Robotic Whipple, Pylorus Preserving Pancreaticoduodenectomy with Pancreaticogastrostomy
April 28, 2012
Pier C. Giulianotti (Chicago – USA) Francesco Bianco ( Chicago – USA) Luca Milone (New York – USA)
Previous Surgeries: Cholecystectomy and appendectomy.
Histology: Intraductal papillary mucinous neoplasm, Tumor size: 1.5 x 1.0 x 1.0 cm, Margins of resection are free of tumor, the closest esection margin (anterior) is 1.0 cm from the lesion. Pancreatic intraepithelial neoplasia (PANIN), grade 2/3. Margins of resection are free of PANIN.
History: a past medical history significant for recurrent episodes of pancreatitis and presence of pancreatic cyst
Surgery Description: The patient has been diagnosed with a cystic lesion in the head of the pancreas and one of the differential diagnosis of benign mucinous cyst or mucinous dysplasia of the ducts and for the risk of developing cancer. Finally the resection of the head of the pancreas has been considered. A minimally invasive approach has been offered and after consent has been obtained the procedure was planned.
Ports: Introduction of a 5-mm port in the left upper quadrant and preliminary exploration of the abdominal cavity. There are a few omental adhesions in the upper quadrant. Another 5-mm trocar close to the umbilicus and more trocars are placed to complete the procedure. Two 10 mm trocars placed on both sides of the umbilicus, two 8 mm size trocar laterally in the right upper quadrant, one 8 mm size in the left upper quadrant.
1 – Dissection of the right colonic flexure from the liver. The flexure is mobilizes and the second portion of the duodenum identified in the Kocher maneuver with mobilization of the head of the pancreas and the descending portion of the duodenum. Cava and the aortocaval space are exposed.
2 – Dissection of gastrocolic ligament using the harmonic device. The lower border of the pancreas is exposed.
3 – After exposing the neck of the pancreas and the confluence of the superior mesenteric vein with the portal vein, we are working at the hilum of the liver taking down some adhesions, exposing the common bile duct. Using the fluorescence we are able to confirm the anatomy of the bile duct, the
bifurcation and to follow the bile duct distally: note the anatomy of the hepatic artery that has a normal bifurcation with the right branch posterior to the bile duct. Transection of the right gastric artery in between sutures and of the common bile duct.
4 – The common hepatic artery is prepared until reaching the celiac artery. After the transection of the gastroduodenal artery, we are exposing the portal vein and the superior edge of the neck of the pancreas.
5 – Then the first portion of the duodenum is transected. The following step is to go to the Treitz and transecting the first jejunal loop in between the stapler device and retracting the duodenojejunal flexure on the right side posterior to the superior mesenteric vessel. Two stitches of Prolene 3-0 are applied on the neck of the pancreas and using Harmonic device, the neck of the pancreas is transected.
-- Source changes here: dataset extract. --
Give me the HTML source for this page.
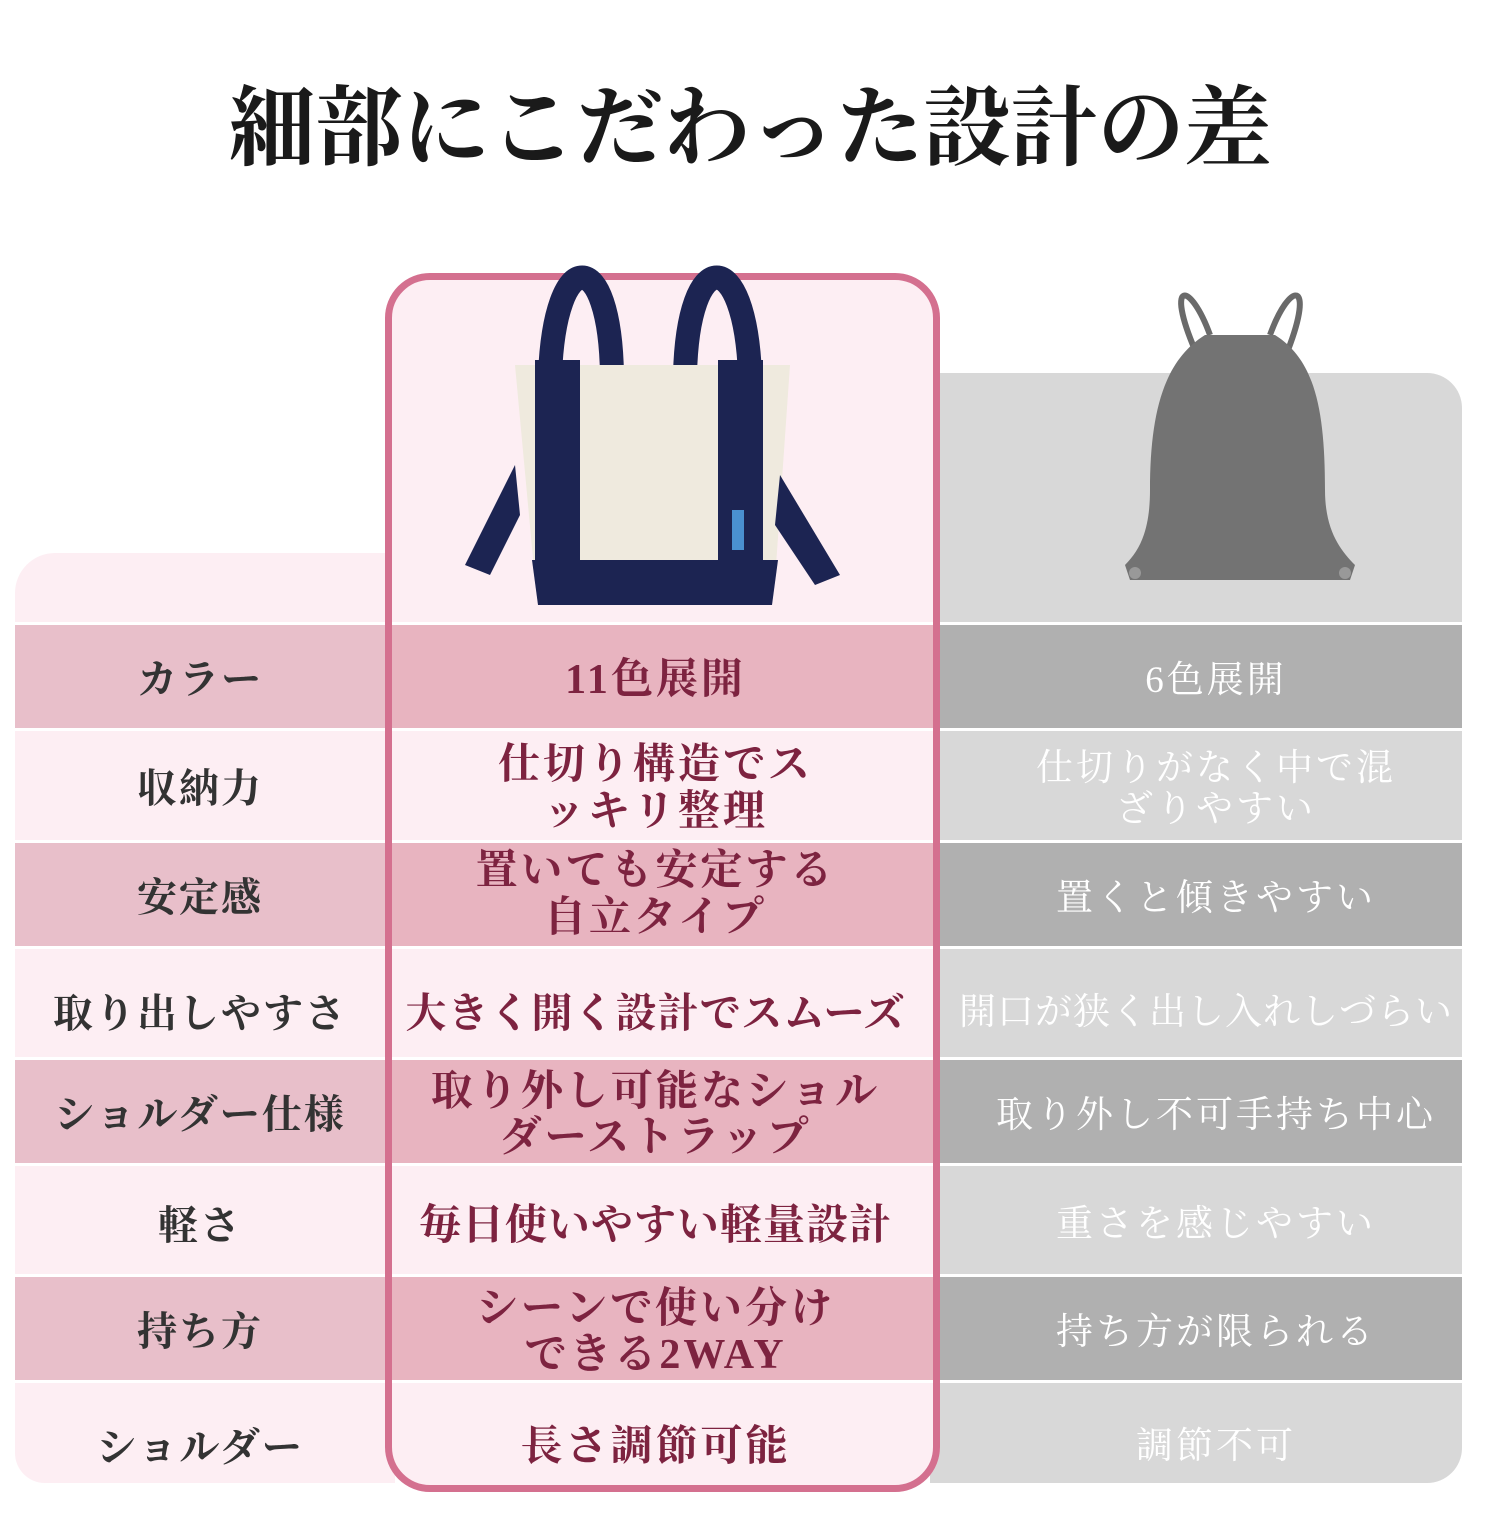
<!DOCTYPE html>
<html><head><meta charset="utf-8"><style>
body{margin:0;width:1500px;height:1500px;background:#fff;position:relative;overflow:hidden;font-family:"Liberation Serif","Noto Serif CJK SC","Noto Serif CJK JP",serif;}
.a{position:absolute;}
.t{position:absolute;display:flex;align-items:center;justify-content:center;text-align:center;font-weight:bold;line-height:1.1;}
.L{left:15px;width:370px;color:#333;font-size:40px;letter-spacing:2px;}
.M{left:385px;width:541px;color:#7d2340;font-size:42px;letter-spacing:3px;}
.R{left:955px;width:522px;color:#fff;font-size:37px;letter-spacing:3px;font-weight:normal;}
</style></head><body>
<div class="a" style="left:0;top:58px;width:1500px;text-align:center;font-size:87px;font-weight:bold;color:#1a1a1a;font-family:'Noto Serif CJK JP','Noto Serif CJK SC',serif;">細部にこだわった設計の差</div>

<div class="a" style="left:15px;top:553px;width:380px;height:930px;background:#fdeef3;border-radius:40px 0 0 30px;"></div>
<div class="a" style="left:930px;top:373px;width:532px;height:1110px;background:#d8d8d8;border-radius:0 35px 35px 0;"></div>
<div class="a" style="left:385px;top:273px;width:555px;height:1219px;background:#fdeef3;border-radius:45px;"></div>

<!-- rows -->
<div class="a" style="left:15px;top:622px;width:1447px;height:3px;background:#fff"></div>
<div class="a" style="left:15px;top:625px;width:1447px;height:103px;background:#e8b4c0"></div>
<div class="a" style="left:940px;top:625px;width:522px;height:103px;background:#b0b0b0"></div>
<div class="a" style="left:15px;top:728px;width:1447px;height:3px;background:#fff"></div>
<div class="a" style="left:15px;top:840px;width:1447px;height:3px;background:#fff"></div>
<div class="a" style="left:15px;top:843px;width:1447px;height:103px;background:#e8b4c0"></div>
<div class="a" style="left:940px;top:843px;width:522px;height:103px;background:#b0b0b0"></div>
<div class="a" style="left:15px;top:946px;width:1447px;height:3px;background:#fff"></div>
<div class="a" style="left:15px;top:1057px;width:1447px;height:3px;background:#fff"></div>
<div class="a" style="left:15px;top:1060px;width:1447px;height:103px;background:#e8b4c0"></div>
<div class="a" style="left:940px;top:1060px;width:522px;height:103px;background:#b0b0b0"></div>
<div class="a" style="left:15px;top:1163px;width:1447px;height:3px;background:#fff"></div>
<div class="a" style="left:15px;top:1274px;width:1447px;height:3px;background:#fff"></div>
<div class="a" style="left:15px;top:1277px;width:1447px;height:103px;background:#e8b4c0"></div>
<div class="a" style="left:940px;top:1277px;width:522px;height:103px;background:#b0b0b0"></div>
<div class="a" style="left:15px;top:1380px;width:1447px;height:3px;background:#fff"></div>
<div class="a" style="left:15px;top:625px;width:370px;height:103px;background:#e8bfca"></div>
<div class="a" style="left:15px;top:843px;width:370px;height:103px;background:#e8bfca"></div>
<div class="a" style="left:15px;top:1060px;width:370px;height:103px;background:#e8bfca"></div>
<div class="a" style="left:15px;top:1277px;width:370px;height:103px;background:#e8bfca"></div>

<!-- middle border -->
<div class="a" style="left:385px;top:273px;width:541px;height:1205px;border:7px solid #d4708f;border-radius:45px;"></div>

<!-- tote bag -->
<svg class="a" style="left:460px;top:255px" width="390" height="360" viewBox="0 0 390 360">
<path d="M90 120 C95 -10 150 -10 152 120" stroke="#1c2452" stroke-width="24" fill="none"/>
<path d="M225 120 C228 -10 285 -10 290 120" stroke="#1c2452" stroke-width="24" fill="none"/>
<path d="M55 110 L330 110 L315 325 L75 325 Z" fill="#efeade"/>
<rect x="75" y="105" width="45" height="220" fill="#1c2452"/>
<rect x="258" y="105" width="45" height="220" fill="#1c2452"/>
<path d="M72 305 L318 305 L312 350 L78 350 Z" fill="#1c2452"/>
<path d="M55 210 L5 310 L30 320 L60 260 Z" fill="#1c2452"/>
<path d="M320 220 L380 320 L355 330 L315 270 Z" fill="#1c2452"/>
<rect x="272" y="255" width="12" height="40" fill="#4a90d0"/>
</svg>

<!-- drawstring bag -->
<svg class="a" style="left:1110px;top:290px" width="260" height="300" viewBox="0 0 260 300">
<path d="M85 60 C55 -10 80 -10 100 45" stroke="#6a6a6a" stroke-width="6" fill="none"/>
<path d="M160 45 C180 -10 205 -10 178 60" stroke="#6a6a6a" stroke-width="6" fill="none"/>
<path d="M95 45 L165 45 C205 70 215 120 215 200 C215 240 230 260 245 275 L240 290 L20 290 L15 275 C30 260 40 240 40 200 C40 120 55 70 95 45 Z" fill="#737373"/>
<circle cx="25" cy="283" r="6" fill="#999"/><circle cx="235" cy="283" r="6" fill="#999"/>
</svg>

<!-- text -->
<div class="t L" style="top:625px;height:110px">カラー</div>
<div class="t L" style="top:731px;height:115px">収納力</div>
<div class="t L" style="top:843px;height:110px">安定感</div>
<div class="t L" style="top:949px;height:130px">取り出しやすさ</div>
<div class="t L" style="top:1060px;height:110px">ショルダー仕様</div>
<div class="t L" style="top:1166px;height:120px">軽さ</div>
<div class="t L" style="top:1277px;height:110px">持ち方</div>
<div class="t L" style="top:1383px;height:130px">ショルダー</div>

<div class="t M" style="top:625px;height:110px">11色展開</div>
<div class="t M" style="top:731px;height:115px">仕切り構造でス<br>ッキリ整理</div>
<div class="t M" style="top:843px;height:103px">置いても安定する<br>自立タイプ</div>
<div class="t M" style="top:949px;height:130px;letter-spacing:1px;font-size:41px">大きく開く設計でスムーズ</div>
<div class="t M" style="top:1060px;height:110px">取り外し可能なショル<br>ダーストラップ</div>
<div class="t M" style="top:1166px;height:120px;letter-spacing:1px">毎日使いやすい軽量設計</div>
<div class="t M" style="top:1277px;height:110px">シーンで使い分け<br>できる2WAY</div>
<div class="t M" style="top:1383px;height:128px">長さ調節可能</div>

<div class="t R" style="top:625px;height:112px">6色展開</div>
<div class="t R" style="top:731px;height:118px">仕切りがなく中で混<br>ざりやすい</div>
<div class="t R" style="top:843px;height:112px">置くと傾きやすい</div>
<div class="t R" style="top:949px;height:128px;letter-spacing:1px;left:945px">開口が狭く出し入れしづらい</div>
<div class="t R" style="top:1060px;height:112px">取り外し不可手持ち中心</div>
<div class="t R" style="top:1166px;height:118px">重さを感じやすい</div>
<div class="t R" style="top:1277px;height:112px">持ち方が限られる</div>
<div class="t R" style="top:1383px;height:128px">調節不可</div>
</body></html>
6 – Dissection of the uncinate process. The superior mesenteric vein is prepared on a vessel loop. We are exposing the SMA and removing all the lymphatic tissue between the SMV and the SMA.
7 – Completion of a radical pancreaticoduodenectomy Whipple type with the preservation of the pylorus. Momentarily the specimen is left inside the abdominal cavity and we are starting the immediate reconstruction.
8 – The pancreatic duct is small in size and a small stent is placed inside the pancreatic duct. A Gastrostomy is performed. Interestingly, stomach shows presence of multiple polyps that are biopsied and sent to permanent pathology. Then the first jejunal loop is brought retromesenterically up to the liver and an anastomosis between the bile duct and the jejunal loop and hepaticojejunostomy end-to-side are performed. using PDS 5-0. The last reconstruction in between the stomach, the pylorus and the jejunum is performed using the same jejunal loop 40 cm distal to the hepaticojejunostomy.
The patient has been stable for the entire procedure. Overall blood loss between 250 and 300
cc of blood, not requiring an intraoperative transfusion.